- Born: October 3, 1994 (age 31) Moscow, Russia
- Height: 5 ft 10 in (178 cm)
- Weight: 172 lb (78 kg; 12 st 4 lb)
- Position: Centre
- Shoots: Left
- VHL team Former teams: Neftyanik Almetievsk Atlant Moscow Oblast KHL Medveščak Zagreb
- Playing career: 2014–present

= Kamil Shiafotdinov =

Russian ice hockey player

Kamil Shiafotdinov (born October 3, 1994) is a Russian professional ice hockey centre. He is currently playing with Neftyanik Almetievsk of the Supreme Hockey League (VHL).

==Playing career==
Despite being born in Russia, Shiafotdinov began his career in the Czech Republic with VHK Vsetín in 2011. Having returned to Russia in 2013, he made his Kontinental Hockey League debut playing with Atlant Moscow Oblast during the 2014–15 KHL season and went on to play five games for the team that season.
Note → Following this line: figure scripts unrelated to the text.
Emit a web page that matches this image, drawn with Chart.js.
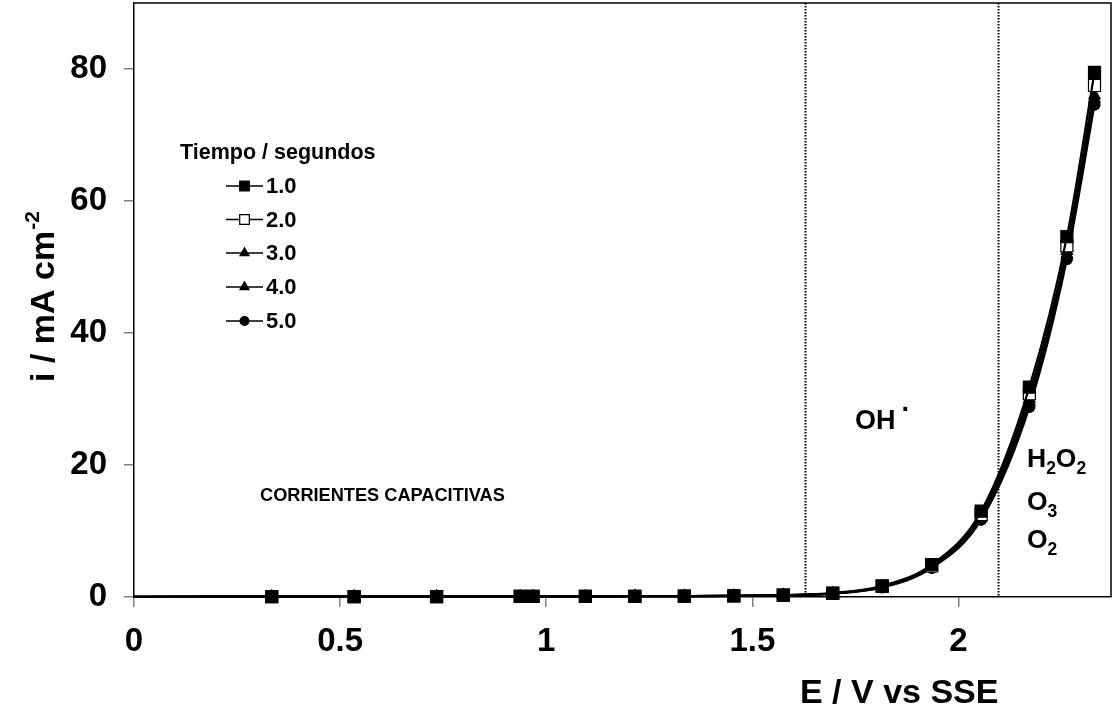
<!DOCTYPE html>
<html>
<head>
<meta charset="utf-8">
<script src="https://cdn.jsdelivr.net/npm/chart.js@4.4.0/dist/chart.umd.min.js"></script>
<style>
body { margin: 0; background: #fff; }
</style>
</head>
<body>
<canvas id="myChart" width="1114" height="723"></canvas>
<script>
// potencial (V vs SSE) y densidad de corriente (mA cm-2) para cada tiempo de pulso
var potencial = [0, 0.334, 0.534, 0.734, 0.937, 0.968, 1.095, 1.215, 1.335, 1.455, 1.575, 1.695, 1.815, 1.935, 2.055, 2.172, 2.263, 2.33];
var tiempos = ['1.0', '2.0', '3.0', '4.0', '5.0'];
var corriente1 = [0.03, 0.05, 0.06, 0.07, 0.08, 0.09, 0.1, 0.11, 0.13, 0.18, 0.3, 0.6, 1.7, 4.9, 13.0, 31.8, 54.6, 79.5];
var corriente2 = [0.03, 0.05, 0.06, 0.07, 0.08, 0.09, 0.1, 0.11, 0.13, 0.17, 0.28, 0.55, 1.6, 4.7, 12.5, 30.8, 53.2, 77.5];
var corriente3 = [0.03, 0.05, 0.06, 0.07, 0.08, 0.09, 0.1, 0.11, 0.13, 0.17, 0.27, 0.53, 1.55, 4.6, 12.2, 30.0, 52.4, 76.0];
var corriente4 = [0.03, 0.05, 0.06, 0.07, 0.08, 0.09, 0.1, 0.11, 0.13, 0.17, 0.27, 0.52, 1.5, 4.5, 12.0, 29.6, 51.9, 75.5];
var corriente5 = [0.03, 0.05, 0.06, 0.07, 0.08, 0.09, 0.1, 0.11, 0.12, 0.16, 0.26, 0.5, 1.45, 4.4, 11.7, 28.8, 51.2, 74.6];
var xTicks = [0, 0.5, 1, 1.5, 2];
var yTicks = [0, 20, 40, 60, 80];
var limites = [1.627, 2.096];

var FONT = "'Liberation Sans', Arial, sans-serif";
var estilos = [
    {pointStyle: 'rect', radius: 8.5, fill: '#000'},
    {pointStyle: 'rect', radius: 8.5, fill: '#fff'},
    {pointStyle: 'triangle', radius: 6.5, fill: '#000'},
    {pointStyle: 'triangle', radius: 6.5, fill: '#000'},
    {pointStyle: 'circle', radius: 5.5, fill: '#000'}
];
var series = [corriente1, corriente2, corriente3, corriente4, corriente5];

function puntos(valores){
    return potencial.map(function(x, i){ return {x: x, y: valores[i]}; });
}

var datasets = series.map(function(valores, k){
    return {
        label: tiempos[k],
        data: puntos(valores),
        borderColor: '#000',
        borderWidth: 2.2,
        backgroundColor: estilos[k].fill,
        pointBackgroundColor: estilos[k].fill,
        pointBorderColor: '#000',
        pointBorderWidth: 1.2,
        pointStyle: estilos[k].pointStyle,
        pointRadius: function(ctx){ return ctx.dataIndex === 0 ? 0 : estilos[k].radius; },
        cubicInterpolationMode: 'monotone',
        clip: false,
        fill: false
    };
});

function texto(ctx, str, x, y, size){
    ctx.font = 'bold ' + size + 'px ' + FONT;
    ctx.fillText(str, x, y);
    return x + ctx.measureText(str).width;
}

// formula con subindices, p.ej. [['H',0],['2',1],['O',0],['2',1]]
function formula(ctx, partes, x, y, size){
    partes.forEach(function(p){
        if (p[1]) x = texto(ctx, p[0], x, y + 7, size * 0.66);
        else x = texto(ctx, p[0], x, y, size);
    });
}

var extras = {
    id: 'extras',
    afterDraw: function(chart){
        var ctx = chart.ctx;
        var area = chart.chartArea;
        var sx = chart.scales.x;
        ctx.save();

        // marco
        ctx.strokeStyle = '#000';
        ctx.lineWidth = 1.5;
        ctx.beginPath();
        ctx.moveTo(area.left, area.top);
        ctx.lineTo(area.right, area.top);
        ctx.lineTo(area.right, area.bottom);
        ctx.stroke();

        // limites entre zonas
        ctx.setLineDash([1.5, 1.5]);
        ctx.lineWidth = 2;
        limites.forEach(function(v){
            var px = Math.round(sx.getPixelForValue(v)) + 0.5;
            ctx.beginPath();
            ctx.moveTo(px, area.top);
            ctx.lineTo(px, area.bottom);
            ctx.stroke();
        });
        ctx.setLineDash([]);

        ctx.fillStyle = '#000';
        ctx.textBaseline = 'alphabetic';
        ctx.textAlign = 'left';

        // zonas
        texto(ctx, 'CORRIENTES CAPACITIVAS', 260, 501, 18.2);
        var fin = texto(ctx, 'OH', 855, 429, 27);
        texto(ctx, '\u00b7', fin + 6, 418, 27);
        formula(ctx, [['H', 0], ['2', 1], ['O', 0], ['2', 1]], 1027, 467, 26.5);
        formula(ctx, [['O', 0], ['3', 1]], 1027, 510, 26.5);
        formula(ctx, [['O', 0], ['2', 1]], 1027, 548, 26.5);

        // leyenda
        texto(ctx, 'Tiempo / segundos', 180, 159, 21.5);
        var ys = [186, 219.5, 253, 287, 321];
        tiempos.forEach(function(t, k){
            var y = ys[k];
            ctx.strokeStyle = '#000';
            ctx.lineWidth = 1.5;
            ctx.beginPath();
            ctx.moveTo(226, y);
            ctx.lineTo(263, y);
            ctx.stroke();
            ctx.fillStyle = estilos[k].fill;
            ctx.lineWidth = 1.2;
            Chart.helpers.drawPoint(ctx, {
                pointStyle: estilos[k].pointStyle,
                radius: estilos[k].radius * 0.8,
                rotation: 0,
                borderWidth: 1.2
            }, 244.5, y);
            ctx.fillStyle = '#000';
            ctx.textBaseline = 'middle';
            texto(ctx, t, 266, y + 1, 22);
            ctx.textBaseline = 'alphabetic';
        });

        // titulos de ejes
        texto(ctx, 'E / V vs SSE', 800, 703, 34);
        ctx.translate(54, 297);
        ctx.rotate(-Math.PI / 2);
        ctx.font = 'bold 34px ' + FONT;
        var w1 = ctx.measureText('i / mA cm').width;
        ctx.font = 'bold 21px ' + FONT;
        var w2 = ctx.measureText('-2').width;
        var x0 = -(w1 + w2) / 2;
        texto(ctx, 'i / mA cm', x0, 0, 34);
        texto(ctx, '-2', x0 + w1 + 1, -15, 21);
        ctx.restore();
    }
};

var myChart = new Chart(document.getElementById('myChart'), {
    type: 'line',
    data: { datasets: datasets },
    options: {
        responsive: false,
        animation: false,
        layout: { autoPadding: false, padding: { top: 3, right: 3 } },
        plugins: { legend: { display: false }, tooltip: { enabled: false } },
        scales: {
            x: {
                type: 'linear',
                min: 0,
                max: 2.37,
                afterBuildTicks: function(scale){ scale.ticks = xTicks.map(function(v){ return {value: v}; }); },
                afterFit: function(scale){
                    scale.height = 126;
                    scale.paddingLeft = 0;
                    scale.paddingRight = 0;
                },
                grid: { drawOnChartArea: false, tickLength: 10, color: '#808080', lineWidth: 1.5 },
                border: { color: '#000', width: 1.5 },
                ticks: {
                    padding: 15,
                    color: '#000',
                    font: { family: FONT, size: 33, weight: 'bold' },
                    callback: function(v){ return String(v); },
                    maxRotation: 0
                }
            },
            y: {
                min: 0,
                max: 90,
                afterBuildTicks: function(scale){ scale.ticks = yTicks.map(function(v){ return {value: v}; }); },
                afterFit: function(scale){
                    scale.width = 134;
                    scale.paddingTop = 0;
                    scale.paddingBottom = 0;
                },
                grid: { drawOnChartArea: false, tickLength: 10, color: '#808080', lineWidth: 1.5 },
                border: { color: '#000', width: 1.5 },
                ticks: {
                    padding: 17,
                    color: '#000',
                    font: { family: FONT, size: 33, weight: 'bold' },
                    callback: function(v){ return String(v); }
                }
            }
        }
    },
    plugins: [extras]
});
</script>
</body>
</html>
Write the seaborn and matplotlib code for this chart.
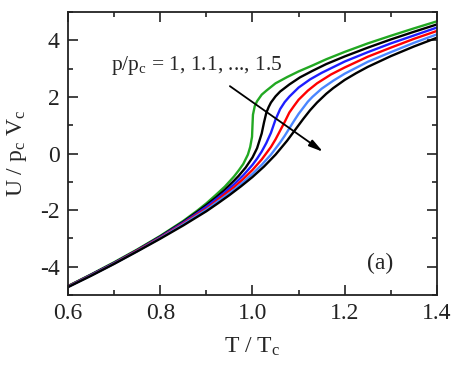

He then played two games for Croatia-based team KHL Medveščak Zagreb the following season.

Shiafotdinov played the next three seasons in the VHL, with Tsen Tou Jilin City and Zauralie Kurgan before returning to the KHL by securing a try-out contract with Torpedo Nizhny Novgorod on 6 July 2020. He was later released and continued in the VHL with Neftyanik Almetievsk.